ジョウタロウ サイトウ(JOTARO SAITO)の2020-21年秋冬コレクションが発表された。
1輪の花はさることながら、鏡や窓ガラス、水鏡に映じた花の像にもまた魅惑がある。「落ちる、鏡のなかに落ちる」──“Reflections of floral(花の反射)”をテーマとした今季のジョウタロウ サイトウは、さながら幻想的に光が反射する万華鏡、鏡の中で変幻自在に重なる花の姿を見せるようである。
主要なモチーフは、テーマどおり“花”にほかならない。大ぶりなドット模様にのせた花紋は細かな線で描かれ、モノトーンのコントラストが鮮烈なビアズリーの版画作品を彷彿とさせる。随所に施される染めの風合いも、豊かな表情を生んでいる。また、油彩風の花のモチーフは、闇夜の暗がりから現れるように、黒地の上に青や赤、そしてオレンジといった色彩で艶やかに表現されている。
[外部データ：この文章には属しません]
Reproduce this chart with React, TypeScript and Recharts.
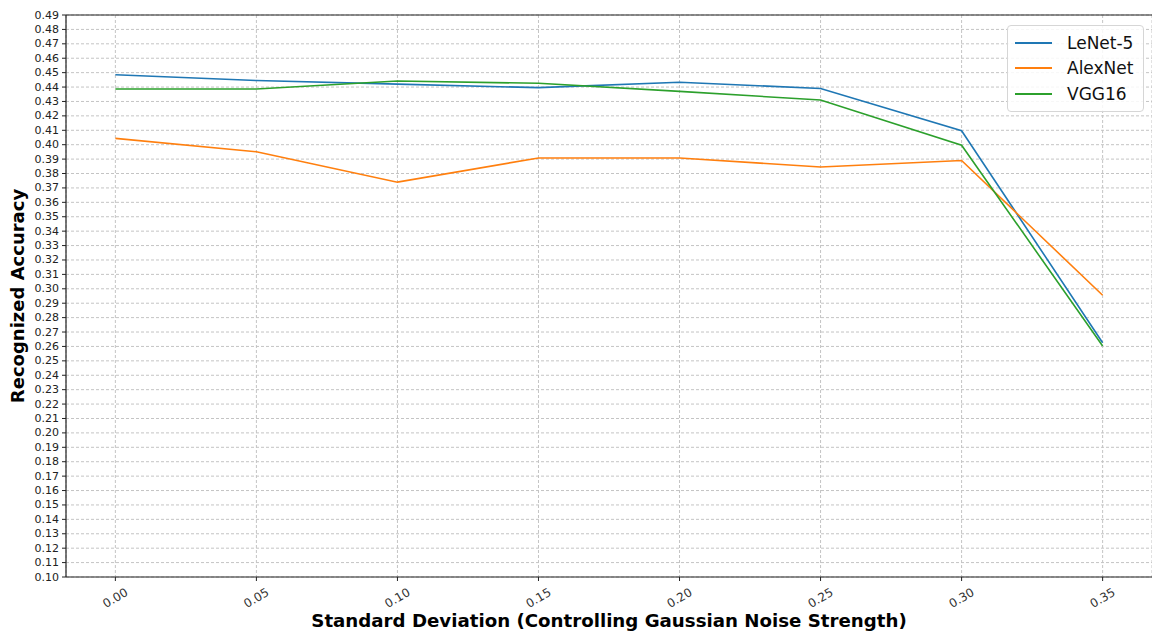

いずれも、花のモチーフが着物全体を濃密なまでに覆い尽くす一方で、帯には草花の刺繍を繊細に、あるいはポップに施し、そして円形をグラフィカルを並べるなど、コントラストの効いた組み合わせが披露された。また、リバーシブルのコートやハオリにも、繊細な花をふんだんに咲かせ、あるいは花びらを重ねたような模様をあしらっている。
一方で、大胆なボーダー生地を使用し、あたかもブロック状に模様が構成された着物の数々は、濃淡さまざまなグレーを基調としており落ち着いた印象を与える。随所にぽってりとした大花が描かれ、あるいは繊細な植物の姿が刺繍で施され、その存在感を上品なかたちで主張している。
しかし、そのボーダーとは鏡のことではなかろうか──数多と並べられた“鏡”、あるいは“水鏡”には、繊細な線と濃密な図案で描かれた草花や、相異なる色彩や陰影で表現された花の姿が映し出される。なるほどコレクションの随所には、花のモチーフに加えて、揺らめく水面を思わせる青海ウロコの文様や、波打つようにうねるストライプ柄も散りばめられているのであった。
着物にのせられた花の姿は、あるものは極端に平面化・図案化され、その他方、あるものは繊細な線で描かれ、ないし艶やかなグラデーションと深い陰影でもって立体的な表現がなされ、それら多彩な花々が執拗に重なりあう。平面の花と立体の花とが混淆と咲き乱れるこの花園は、果たしてうつつか幻か──無限に反射する鏡の空間では、花の姿はいずれが実物で、いずれが鏡の像であるのかはもはや判然とせず、むしろその両者が魅惑的なまでに織り込まれているのである。